Here's the thing: this really is the first step in a much larger process, and "success" should not be measured by the number of stories appearing on blogs and the total readership of those blogs. Why? Because that isn't where the interesting things are happening on the Internet. Sure, you should try to get bloggers to write about your stuff, but what's really interesting is in the comments sections in the blogs, and on the forums and newsgroups and email lists where real people are sharing their opinions of the product. The real measure of success isn't stories, it's sales, and you can have all the great stories in the world - but it ain't the reporters who are going to line up to buy your product. It's the people doing the commenting, the people engaged in the conversations.

Here's another way to look at it: when I was a tyke, I read two sections of the newspaper every morning, the comics and the Opinions page. The comics because they're funny, and they were still publishing Calvin and Hobbes back then. And the Opinions page because it was the most interesting section of the newspaper. Who wants to read the news, when you can read what people think about the news? What gives you more insight into your community (I use that term here to indicate "the town in which you live") - news about your town, or what the people in town think about the news about your town?

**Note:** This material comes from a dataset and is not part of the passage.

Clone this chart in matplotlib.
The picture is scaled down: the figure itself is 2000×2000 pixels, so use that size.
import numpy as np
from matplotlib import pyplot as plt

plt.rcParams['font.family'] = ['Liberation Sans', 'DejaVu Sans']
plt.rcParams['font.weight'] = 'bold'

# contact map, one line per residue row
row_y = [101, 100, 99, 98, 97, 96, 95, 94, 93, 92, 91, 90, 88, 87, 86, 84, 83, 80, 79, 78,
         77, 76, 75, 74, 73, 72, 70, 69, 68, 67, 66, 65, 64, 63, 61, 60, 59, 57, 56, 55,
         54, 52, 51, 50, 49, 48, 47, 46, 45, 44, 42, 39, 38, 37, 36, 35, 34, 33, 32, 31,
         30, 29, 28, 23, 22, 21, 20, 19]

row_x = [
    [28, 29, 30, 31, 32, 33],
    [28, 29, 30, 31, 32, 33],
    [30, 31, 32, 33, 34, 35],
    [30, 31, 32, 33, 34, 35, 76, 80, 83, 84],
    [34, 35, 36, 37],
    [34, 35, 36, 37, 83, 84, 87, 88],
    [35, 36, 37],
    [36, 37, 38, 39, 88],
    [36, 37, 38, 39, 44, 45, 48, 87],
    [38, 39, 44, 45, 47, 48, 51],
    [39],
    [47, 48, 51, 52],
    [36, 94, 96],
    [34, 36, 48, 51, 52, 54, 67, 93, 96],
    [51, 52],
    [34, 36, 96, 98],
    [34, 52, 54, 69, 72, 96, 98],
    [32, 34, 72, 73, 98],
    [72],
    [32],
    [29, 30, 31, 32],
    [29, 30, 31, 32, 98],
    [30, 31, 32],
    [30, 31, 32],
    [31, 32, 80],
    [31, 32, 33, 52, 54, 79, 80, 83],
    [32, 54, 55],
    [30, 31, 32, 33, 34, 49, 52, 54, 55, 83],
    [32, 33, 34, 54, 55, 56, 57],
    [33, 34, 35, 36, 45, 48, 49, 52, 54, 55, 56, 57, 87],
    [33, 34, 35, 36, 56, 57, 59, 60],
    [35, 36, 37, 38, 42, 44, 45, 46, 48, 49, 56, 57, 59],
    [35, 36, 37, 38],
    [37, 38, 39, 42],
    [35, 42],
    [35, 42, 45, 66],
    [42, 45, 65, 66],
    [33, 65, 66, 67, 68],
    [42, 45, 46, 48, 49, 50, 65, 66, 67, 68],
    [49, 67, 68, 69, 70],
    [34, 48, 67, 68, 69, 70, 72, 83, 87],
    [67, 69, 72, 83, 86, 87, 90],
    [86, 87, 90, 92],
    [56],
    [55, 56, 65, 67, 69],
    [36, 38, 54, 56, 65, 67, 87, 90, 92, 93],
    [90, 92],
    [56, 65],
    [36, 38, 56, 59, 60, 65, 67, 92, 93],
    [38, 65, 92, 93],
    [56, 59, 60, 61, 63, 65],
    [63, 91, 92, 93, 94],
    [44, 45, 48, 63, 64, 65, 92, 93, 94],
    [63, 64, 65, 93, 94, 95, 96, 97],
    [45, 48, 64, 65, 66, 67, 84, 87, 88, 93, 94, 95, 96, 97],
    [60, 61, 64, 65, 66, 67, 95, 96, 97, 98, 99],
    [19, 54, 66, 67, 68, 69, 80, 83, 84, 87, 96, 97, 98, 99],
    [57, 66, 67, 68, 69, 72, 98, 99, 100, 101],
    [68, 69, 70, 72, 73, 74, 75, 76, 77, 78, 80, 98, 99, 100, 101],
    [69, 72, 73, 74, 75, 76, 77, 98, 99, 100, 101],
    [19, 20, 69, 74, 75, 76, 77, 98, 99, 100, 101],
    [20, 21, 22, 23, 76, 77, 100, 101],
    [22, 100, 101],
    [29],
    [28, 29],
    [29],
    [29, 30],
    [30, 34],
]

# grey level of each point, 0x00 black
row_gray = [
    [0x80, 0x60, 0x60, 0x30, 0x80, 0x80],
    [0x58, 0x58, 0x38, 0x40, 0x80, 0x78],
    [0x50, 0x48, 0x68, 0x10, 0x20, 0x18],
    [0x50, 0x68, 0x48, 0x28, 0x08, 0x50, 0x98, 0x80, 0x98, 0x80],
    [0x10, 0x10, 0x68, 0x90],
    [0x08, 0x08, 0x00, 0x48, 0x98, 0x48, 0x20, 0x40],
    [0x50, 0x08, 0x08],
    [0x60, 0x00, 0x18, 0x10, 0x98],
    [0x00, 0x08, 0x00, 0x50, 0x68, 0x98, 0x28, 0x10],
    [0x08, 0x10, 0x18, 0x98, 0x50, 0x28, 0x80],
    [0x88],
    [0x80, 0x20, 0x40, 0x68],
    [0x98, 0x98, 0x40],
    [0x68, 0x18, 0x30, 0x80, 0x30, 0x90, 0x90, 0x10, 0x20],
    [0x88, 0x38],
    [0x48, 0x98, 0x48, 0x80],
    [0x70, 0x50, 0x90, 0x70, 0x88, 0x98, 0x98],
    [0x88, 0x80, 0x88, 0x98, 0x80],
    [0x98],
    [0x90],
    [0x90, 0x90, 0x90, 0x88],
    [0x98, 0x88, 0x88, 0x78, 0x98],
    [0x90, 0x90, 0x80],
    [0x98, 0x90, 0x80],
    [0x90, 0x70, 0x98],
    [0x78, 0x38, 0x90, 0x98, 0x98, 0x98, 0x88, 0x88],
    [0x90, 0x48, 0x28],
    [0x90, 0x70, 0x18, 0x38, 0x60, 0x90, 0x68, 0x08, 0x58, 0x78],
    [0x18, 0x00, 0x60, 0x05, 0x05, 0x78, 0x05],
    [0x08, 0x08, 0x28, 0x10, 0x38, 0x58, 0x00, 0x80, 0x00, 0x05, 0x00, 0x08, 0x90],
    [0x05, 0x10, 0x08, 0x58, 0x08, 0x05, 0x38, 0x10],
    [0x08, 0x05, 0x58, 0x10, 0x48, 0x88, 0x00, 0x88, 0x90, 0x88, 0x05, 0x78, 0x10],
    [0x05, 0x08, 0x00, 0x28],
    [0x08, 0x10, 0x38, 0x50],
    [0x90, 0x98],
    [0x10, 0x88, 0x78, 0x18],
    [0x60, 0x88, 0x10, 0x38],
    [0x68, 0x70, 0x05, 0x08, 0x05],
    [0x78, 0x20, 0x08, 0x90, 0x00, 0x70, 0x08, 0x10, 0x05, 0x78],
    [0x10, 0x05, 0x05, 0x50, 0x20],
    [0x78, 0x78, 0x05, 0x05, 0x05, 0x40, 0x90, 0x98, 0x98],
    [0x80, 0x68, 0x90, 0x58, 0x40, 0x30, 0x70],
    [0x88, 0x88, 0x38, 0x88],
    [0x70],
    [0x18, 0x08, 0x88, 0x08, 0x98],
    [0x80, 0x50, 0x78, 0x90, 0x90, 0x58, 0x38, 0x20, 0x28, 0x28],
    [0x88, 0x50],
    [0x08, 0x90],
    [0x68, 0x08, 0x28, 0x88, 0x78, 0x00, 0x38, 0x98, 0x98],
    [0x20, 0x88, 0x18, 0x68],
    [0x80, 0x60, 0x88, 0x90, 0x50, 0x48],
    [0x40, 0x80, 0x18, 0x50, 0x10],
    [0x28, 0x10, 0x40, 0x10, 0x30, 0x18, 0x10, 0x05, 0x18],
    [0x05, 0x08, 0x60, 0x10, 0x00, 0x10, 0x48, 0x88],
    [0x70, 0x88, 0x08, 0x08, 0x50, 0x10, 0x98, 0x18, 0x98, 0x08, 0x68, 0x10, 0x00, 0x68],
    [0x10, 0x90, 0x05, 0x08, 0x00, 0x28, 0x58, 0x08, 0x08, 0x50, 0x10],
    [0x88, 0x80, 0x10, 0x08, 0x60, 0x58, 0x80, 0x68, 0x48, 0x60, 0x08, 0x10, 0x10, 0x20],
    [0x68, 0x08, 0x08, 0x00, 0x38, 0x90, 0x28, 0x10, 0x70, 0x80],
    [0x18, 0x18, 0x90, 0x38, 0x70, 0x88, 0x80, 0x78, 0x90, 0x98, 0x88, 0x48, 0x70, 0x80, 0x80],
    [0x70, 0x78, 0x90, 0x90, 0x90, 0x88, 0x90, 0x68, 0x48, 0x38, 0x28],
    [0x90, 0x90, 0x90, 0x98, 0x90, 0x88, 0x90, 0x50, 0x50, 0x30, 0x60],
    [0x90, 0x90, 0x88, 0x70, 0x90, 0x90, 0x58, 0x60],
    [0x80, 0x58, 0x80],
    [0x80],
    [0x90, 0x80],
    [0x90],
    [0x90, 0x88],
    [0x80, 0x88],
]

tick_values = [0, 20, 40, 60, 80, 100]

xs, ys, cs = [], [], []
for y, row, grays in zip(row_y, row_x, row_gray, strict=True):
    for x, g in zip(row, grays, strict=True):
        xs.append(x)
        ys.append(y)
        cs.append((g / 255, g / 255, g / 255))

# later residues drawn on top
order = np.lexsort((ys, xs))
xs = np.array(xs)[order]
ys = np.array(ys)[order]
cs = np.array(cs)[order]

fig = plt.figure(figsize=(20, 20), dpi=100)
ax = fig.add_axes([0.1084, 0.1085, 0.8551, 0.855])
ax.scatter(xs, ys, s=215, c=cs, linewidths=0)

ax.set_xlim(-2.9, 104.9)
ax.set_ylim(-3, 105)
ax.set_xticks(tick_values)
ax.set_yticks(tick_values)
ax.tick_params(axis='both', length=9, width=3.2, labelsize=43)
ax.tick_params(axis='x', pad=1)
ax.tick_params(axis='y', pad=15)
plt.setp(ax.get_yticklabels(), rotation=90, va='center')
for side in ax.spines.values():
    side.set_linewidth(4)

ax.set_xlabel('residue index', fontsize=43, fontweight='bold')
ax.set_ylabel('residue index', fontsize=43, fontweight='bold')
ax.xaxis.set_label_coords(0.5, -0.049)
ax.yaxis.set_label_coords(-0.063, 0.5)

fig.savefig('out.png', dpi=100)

Of course, a lot of bloggers put their own opinions into stories, which is good - and it's one of the things that differentiates them from traditional news sources. Just like in literary studies, there's kind of an unwritten rule in blogging: if you're quoting a source (say, an article you picked up somewhere else or a song you're posting), then you should write at least as many lines discussing the quote, if not double the number of lines. It's a rule I haven't always followed, but it's one I try to follow as best I can, and many other bloggers do too.

But like the Opinion pages of yore, the most interesting perspective of the online community is in their discussion of goings-on. At WizKids, I used the community's reactions to identify short-term problems but also long-term trends, which we could then use to adjust our overall strategy. It's definitely an investment in time, but it's one that companies would do well to invest in more often.